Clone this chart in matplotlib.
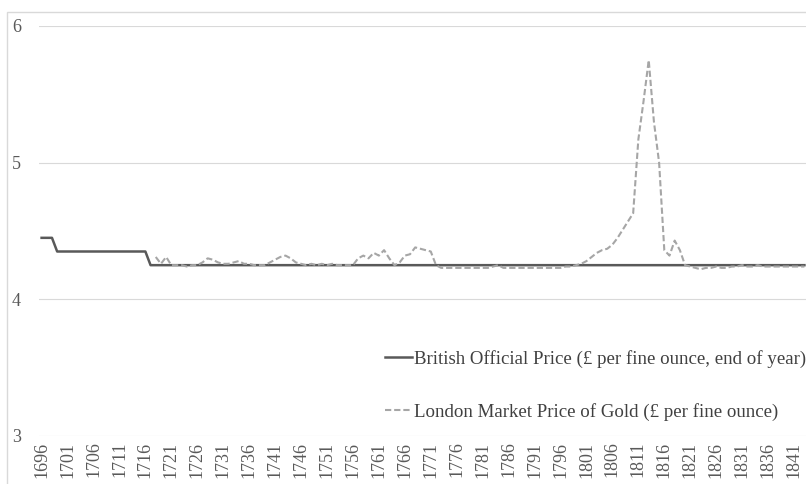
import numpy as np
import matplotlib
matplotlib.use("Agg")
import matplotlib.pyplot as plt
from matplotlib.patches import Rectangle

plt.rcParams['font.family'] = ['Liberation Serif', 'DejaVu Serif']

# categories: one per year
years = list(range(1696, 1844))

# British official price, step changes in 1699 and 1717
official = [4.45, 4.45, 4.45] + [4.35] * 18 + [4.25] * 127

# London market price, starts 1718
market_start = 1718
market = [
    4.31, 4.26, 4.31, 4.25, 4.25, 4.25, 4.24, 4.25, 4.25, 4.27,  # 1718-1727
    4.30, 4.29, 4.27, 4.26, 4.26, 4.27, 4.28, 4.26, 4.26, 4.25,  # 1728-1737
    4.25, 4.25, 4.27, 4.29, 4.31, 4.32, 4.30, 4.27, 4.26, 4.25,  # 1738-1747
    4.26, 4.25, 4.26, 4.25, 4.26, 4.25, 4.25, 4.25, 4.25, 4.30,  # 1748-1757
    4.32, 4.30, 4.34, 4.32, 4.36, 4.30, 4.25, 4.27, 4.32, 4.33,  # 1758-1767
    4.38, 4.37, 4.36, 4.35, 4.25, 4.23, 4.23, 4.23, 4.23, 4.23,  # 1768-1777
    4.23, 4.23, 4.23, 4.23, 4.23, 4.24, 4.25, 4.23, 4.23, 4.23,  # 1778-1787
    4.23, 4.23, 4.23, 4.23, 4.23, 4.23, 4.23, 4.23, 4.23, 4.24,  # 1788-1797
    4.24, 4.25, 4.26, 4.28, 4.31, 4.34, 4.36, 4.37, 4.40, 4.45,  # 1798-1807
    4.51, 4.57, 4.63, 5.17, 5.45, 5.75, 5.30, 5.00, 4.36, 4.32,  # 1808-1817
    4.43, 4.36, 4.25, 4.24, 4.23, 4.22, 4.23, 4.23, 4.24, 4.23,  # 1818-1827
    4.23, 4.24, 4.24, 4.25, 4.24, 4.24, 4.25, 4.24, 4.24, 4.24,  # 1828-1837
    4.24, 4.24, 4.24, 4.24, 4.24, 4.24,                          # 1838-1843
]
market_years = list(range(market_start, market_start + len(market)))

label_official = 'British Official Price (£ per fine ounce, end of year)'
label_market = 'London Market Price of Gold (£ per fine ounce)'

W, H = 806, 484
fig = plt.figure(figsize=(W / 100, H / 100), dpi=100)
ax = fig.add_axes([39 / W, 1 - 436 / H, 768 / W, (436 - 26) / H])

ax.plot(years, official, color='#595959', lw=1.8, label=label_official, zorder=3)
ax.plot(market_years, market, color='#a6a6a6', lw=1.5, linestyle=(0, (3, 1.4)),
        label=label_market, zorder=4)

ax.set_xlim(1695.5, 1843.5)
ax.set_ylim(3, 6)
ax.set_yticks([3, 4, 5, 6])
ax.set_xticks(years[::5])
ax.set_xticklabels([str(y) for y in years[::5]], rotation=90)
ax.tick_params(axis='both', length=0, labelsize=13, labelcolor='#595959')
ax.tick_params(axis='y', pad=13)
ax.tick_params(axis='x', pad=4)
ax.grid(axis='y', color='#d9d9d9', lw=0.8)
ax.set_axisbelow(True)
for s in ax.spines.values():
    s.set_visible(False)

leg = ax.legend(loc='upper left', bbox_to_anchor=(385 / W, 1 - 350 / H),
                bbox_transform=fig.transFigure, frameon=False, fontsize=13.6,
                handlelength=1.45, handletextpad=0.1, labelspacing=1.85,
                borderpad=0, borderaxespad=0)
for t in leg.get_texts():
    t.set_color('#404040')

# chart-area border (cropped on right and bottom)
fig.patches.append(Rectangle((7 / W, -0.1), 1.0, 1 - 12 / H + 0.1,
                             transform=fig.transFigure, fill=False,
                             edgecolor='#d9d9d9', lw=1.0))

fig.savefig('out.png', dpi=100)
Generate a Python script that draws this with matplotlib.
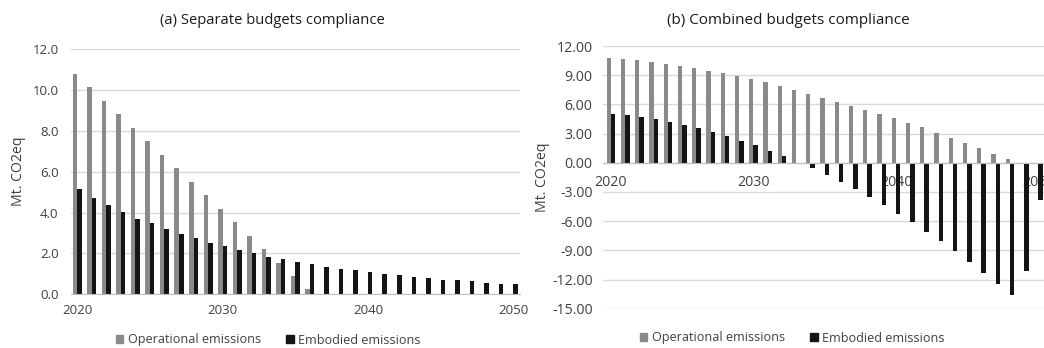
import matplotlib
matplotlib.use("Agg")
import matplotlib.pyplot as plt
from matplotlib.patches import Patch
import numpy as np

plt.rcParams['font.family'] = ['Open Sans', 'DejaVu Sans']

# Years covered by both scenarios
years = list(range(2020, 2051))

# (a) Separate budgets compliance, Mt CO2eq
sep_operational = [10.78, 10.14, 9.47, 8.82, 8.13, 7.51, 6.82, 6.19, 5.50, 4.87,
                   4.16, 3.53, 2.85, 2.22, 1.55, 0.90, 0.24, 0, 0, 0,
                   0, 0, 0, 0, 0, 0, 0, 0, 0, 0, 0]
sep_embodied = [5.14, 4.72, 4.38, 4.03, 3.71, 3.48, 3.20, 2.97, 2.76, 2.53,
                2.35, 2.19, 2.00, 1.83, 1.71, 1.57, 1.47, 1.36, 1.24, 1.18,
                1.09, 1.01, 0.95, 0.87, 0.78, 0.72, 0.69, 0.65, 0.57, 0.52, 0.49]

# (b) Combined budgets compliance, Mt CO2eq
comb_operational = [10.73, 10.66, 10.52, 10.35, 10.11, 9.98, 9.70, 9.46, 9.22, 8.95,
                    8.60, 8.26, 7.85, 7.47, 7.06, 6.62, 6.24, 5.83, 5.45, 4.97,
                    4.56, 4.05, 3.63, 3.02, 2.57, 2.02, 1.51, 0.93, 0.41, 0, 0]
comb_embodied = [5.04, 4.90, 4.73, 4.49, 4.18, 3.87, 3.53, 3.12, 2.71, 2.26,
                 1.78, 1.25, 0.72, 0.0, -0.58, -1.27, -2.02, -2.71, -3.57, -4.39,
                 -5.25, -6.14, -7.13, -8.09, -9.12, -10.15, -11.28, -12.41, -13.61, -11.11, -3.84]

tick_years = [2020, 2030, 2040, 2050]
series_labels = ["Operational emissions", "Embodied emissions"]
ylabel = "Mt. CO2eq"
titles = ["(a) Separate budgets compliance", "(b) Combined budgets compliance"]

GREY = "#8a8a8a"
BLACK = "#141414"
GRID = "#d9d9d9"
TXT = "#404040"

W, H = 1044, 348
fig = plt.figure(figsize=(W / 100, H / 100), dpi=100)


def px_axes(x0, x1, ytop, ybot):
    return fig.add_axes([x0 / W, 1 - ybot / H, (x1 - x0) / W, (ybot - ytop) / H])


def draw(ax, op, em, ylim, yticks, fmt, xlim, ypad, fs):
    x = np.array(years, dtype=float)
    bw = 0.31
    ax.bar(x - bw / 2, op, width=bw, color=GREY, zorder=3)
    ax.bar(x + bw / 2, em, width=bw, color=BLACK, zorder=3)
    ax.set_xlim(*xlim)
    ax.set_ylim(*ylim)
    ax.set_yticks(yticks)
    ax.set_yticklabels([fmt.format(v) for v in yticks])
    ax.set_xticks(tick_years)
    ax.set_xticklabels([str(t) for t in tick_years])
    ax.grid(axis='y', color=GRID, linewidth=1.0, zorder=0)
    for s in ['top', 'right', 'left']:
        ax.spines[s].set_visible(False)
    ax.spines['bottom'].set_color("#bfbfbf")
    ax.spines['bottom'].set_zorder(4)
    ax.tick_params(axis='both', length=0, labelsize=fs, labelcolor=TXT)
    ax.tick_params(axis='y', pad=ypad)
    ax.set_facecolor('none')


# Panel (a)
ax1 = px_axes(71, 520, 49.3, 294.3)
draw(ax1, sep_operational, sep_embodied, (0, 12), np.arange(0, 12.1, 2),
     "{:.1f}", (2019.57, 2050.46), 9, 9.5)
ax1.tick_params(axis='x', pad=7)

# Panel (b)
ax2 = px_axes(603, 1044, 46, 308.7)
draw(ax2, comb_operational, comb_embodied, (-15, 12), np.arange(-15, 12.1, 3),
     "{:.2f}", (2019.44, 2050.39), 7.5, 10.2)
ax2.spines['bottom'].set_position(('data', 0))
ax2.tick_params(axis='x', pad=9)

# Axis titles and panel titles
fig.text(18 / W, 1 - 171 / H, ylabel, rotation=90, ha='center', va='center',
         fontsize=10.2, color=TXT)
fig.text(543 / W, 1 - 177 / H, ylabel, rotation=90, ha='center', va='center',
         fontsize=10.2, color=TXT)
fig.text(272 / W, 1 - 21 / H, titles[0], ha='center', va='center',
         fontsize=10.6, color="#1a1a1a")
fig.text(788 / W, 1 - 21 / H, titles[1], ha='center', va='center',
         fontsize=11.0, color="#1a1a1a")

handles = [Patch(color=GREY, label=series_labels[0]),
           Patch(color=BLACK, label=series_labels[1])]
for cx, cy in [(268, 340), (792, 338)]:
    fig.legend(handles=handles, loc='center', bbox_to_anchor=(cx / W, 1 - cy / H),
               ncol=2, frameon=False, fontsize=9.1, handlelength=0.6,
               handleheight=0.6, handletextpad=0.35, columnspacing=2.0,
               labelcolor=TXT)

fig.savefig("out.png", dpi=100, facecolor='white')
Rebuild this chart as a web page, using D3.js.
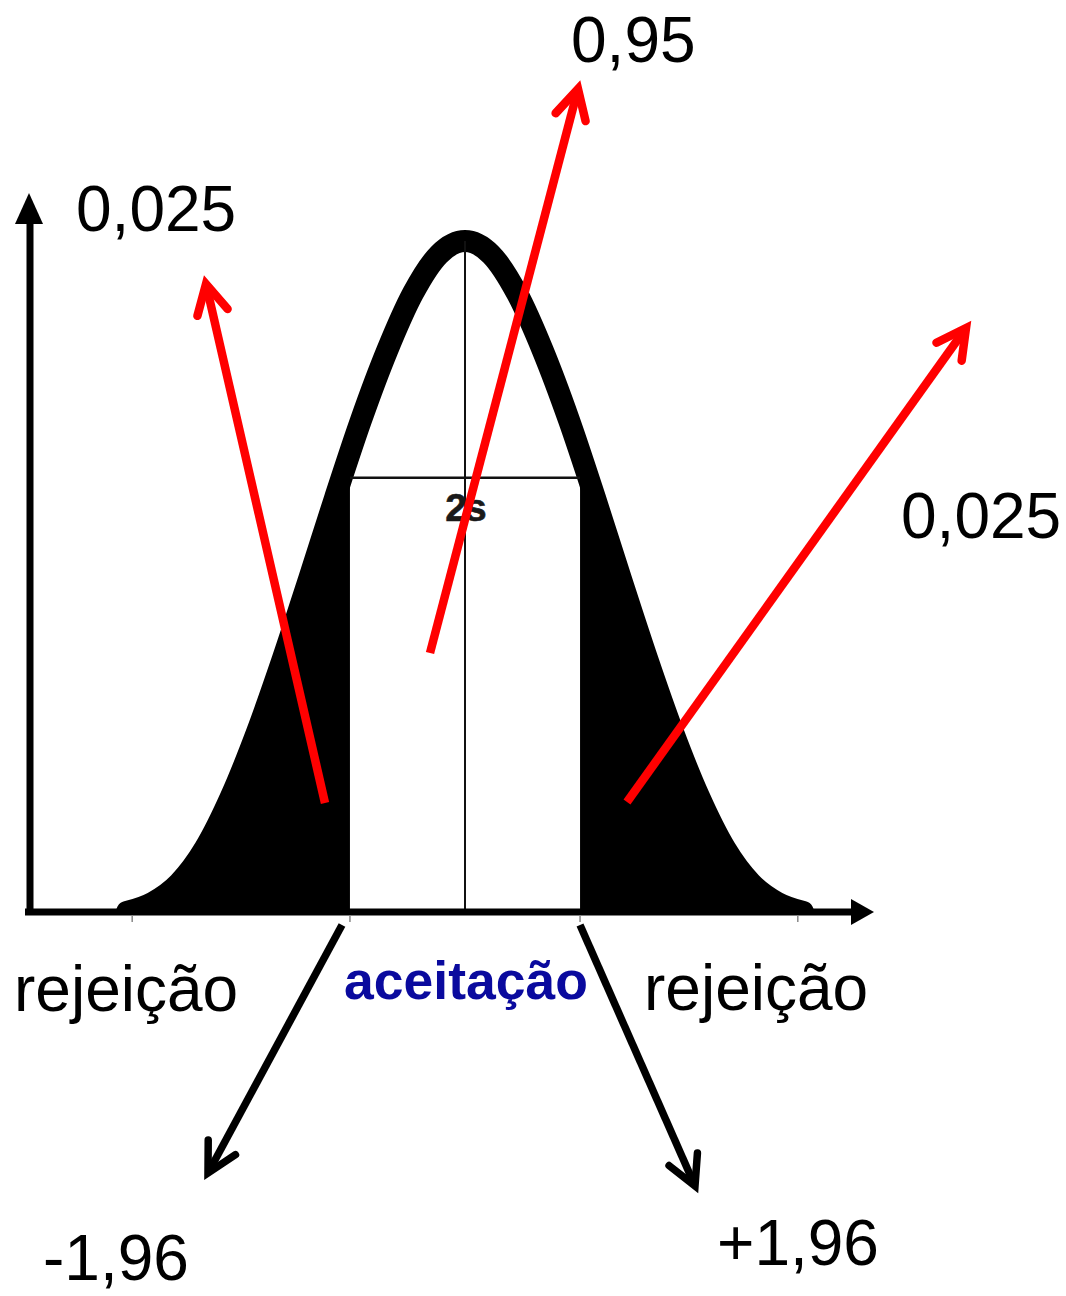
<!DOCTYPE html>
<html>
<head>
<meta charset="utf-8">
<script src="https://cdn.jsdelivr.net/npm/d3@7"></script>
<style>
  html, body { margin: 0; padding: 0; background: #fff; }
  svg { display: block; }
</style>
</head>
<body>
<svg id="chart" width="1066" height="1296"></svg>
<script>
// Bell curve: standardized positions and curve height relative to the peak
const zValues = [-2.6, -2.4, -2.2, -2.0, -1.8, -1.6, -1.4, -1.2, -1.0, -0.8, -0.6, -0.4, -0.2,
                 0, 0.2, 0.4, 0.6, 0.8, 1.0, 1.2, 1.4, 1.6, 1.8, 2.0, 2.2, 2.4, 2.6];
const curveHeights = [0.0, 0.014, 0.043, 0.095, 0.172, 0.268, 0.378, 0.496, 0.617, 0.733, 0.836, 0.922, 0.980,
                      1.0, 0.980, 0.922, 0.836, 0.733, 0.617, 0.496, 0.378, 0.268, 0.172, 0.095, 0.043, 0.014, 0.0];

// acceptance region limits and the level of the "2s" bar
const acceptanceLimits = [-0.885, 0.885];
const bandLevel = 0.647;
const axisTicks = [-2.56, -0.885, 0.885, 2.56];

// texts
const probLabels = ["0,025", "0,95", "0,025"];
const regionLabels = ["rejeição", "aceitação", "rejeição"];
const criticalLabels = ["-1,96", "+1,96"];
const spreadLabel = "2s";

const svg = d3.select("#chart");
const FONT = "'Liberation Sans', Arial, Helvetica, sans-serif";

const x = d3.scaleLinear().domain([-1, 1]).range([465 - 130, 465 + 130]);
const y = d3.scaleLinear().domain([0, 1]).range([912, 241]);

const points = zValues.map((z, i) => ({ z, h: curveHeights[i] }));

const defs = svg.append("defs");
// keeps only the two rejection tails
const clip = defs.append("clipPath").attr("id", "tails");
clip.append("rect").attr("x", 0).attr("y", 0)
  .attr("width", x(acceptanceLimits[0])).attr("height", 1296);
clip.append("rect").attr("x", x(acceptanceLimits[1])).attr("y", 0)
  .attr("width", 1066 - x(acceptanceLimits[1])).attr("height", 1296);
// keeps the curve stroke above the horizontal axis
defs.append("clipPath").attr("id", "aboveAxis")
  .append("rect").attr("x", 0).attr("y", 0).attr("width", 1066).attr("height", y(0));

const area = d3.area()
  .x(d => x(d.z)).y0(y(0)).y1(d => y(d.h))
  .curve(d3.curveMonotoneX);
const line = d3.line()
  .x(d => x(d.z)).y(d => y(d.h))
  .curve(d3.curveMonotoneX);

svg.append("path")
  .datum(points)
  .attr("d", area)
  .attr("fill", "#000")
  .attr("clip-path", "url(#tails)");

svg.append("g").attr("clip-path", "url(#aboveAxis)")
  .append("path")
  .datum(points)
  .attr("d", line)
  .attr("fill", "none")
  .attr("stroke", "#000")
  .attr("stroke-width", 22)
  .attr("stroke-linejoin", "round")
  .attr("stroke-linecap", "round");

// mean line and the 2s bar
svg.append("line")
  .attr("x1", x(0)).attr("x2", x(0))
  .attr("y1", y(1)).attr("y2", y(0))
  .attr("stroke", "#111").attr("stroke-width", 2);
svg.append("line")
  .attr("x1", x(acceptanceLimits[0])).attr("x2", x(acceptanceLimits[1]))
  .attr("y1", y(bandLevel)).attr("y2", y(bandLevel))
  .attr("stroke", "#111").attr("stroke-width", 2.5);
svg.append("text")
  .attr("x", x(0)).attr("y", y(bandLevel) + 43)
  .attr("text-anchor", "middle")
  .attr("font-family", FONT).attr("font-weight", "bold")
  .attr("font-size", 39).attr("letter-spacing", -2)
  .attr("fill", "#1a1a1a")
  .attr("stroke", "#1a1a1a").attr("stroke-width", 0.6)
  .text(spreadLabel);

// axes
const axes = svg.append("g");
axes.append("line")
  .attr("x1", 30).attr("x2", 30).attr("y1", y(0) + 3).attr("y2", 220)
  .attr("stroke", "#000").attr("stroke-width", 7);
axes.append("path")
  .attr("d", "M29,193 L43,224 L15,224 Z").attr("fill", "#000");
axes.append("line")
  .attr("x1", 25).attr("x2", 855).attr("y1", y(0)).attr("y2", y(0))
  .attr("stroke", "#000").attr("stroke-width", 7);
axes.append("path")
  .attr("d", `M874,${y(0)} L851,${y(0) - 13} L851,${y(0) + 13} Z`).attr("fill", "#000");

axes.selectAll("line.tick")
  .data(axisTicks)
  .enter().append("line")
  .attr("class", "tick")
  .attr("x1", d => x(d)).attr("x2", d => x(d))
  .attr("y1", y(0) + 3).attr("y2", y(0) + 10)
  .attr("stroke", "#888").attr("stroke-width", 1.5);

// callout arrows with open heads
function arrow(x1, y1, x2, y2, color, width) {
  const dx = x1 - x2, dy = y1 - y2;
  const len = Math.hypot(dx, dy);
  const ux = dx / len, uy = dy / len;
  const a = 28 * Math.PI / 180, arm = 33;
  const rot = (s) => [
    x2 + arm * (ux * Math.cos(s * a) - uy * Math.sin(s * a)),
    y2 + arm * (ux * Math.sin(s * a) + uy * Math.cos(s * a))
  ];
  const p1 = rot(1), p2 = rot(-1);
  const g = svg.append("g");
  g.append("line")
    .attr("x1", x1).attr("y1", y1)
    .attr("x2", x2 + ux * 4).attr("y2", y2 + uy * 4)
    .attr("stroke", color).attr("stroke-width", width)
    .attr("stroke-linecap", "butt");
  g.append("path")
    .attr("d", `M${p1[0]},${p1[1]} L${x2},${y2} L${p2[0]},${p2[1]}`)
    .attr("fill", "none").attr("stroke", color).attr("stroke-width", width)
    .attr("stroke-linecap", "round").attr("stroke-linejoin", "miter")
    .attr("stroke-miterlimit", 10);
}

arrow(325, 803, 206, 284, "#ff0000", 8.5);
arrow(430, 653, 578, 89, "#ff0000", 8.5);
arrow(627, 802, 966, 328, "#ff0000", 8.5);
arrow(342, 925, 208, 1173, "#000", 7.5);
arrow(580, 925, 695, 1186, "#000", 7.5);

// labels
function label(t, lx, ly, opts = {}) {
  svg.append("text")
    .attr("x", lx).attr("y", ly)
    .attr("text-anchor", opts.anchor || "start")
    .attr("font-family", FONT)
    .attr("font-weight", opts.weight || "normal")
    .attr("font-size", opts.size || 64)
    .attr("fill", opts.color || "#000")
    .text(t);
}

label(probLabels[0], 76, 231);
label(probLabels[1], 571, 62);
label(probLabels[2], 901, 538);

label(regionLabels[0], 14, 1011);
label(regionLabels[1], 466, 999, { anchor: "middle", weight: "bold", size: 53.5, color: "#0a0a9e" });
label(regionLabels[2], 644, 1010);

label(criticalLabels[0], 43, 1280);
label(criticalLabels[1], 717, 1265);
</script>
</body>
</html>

• • • •

STATED PROBLEM: Restate the data word for word from its first line through the line with "official = [4.45, 4.45, 4.45]", leaving out any picture along the way.

THE OUTPUT:
Clone this chart in matplotlib.
import numpy as np
import matplotlib
matplotlib.use("Agg")
import matplotlib.pyplot as plt
from matplotlib.patches import Rectangle

plt.rcParams['font.family'] = ['Liberation Serif', 'DejaVu Serif']

# categories: one per year
years = list(range(1696, 1844))

# British official price, step changes in 1699 and 1717
official = [4.45, 4.45, 4.45] + [4.35] * 18 + [4.25] * 127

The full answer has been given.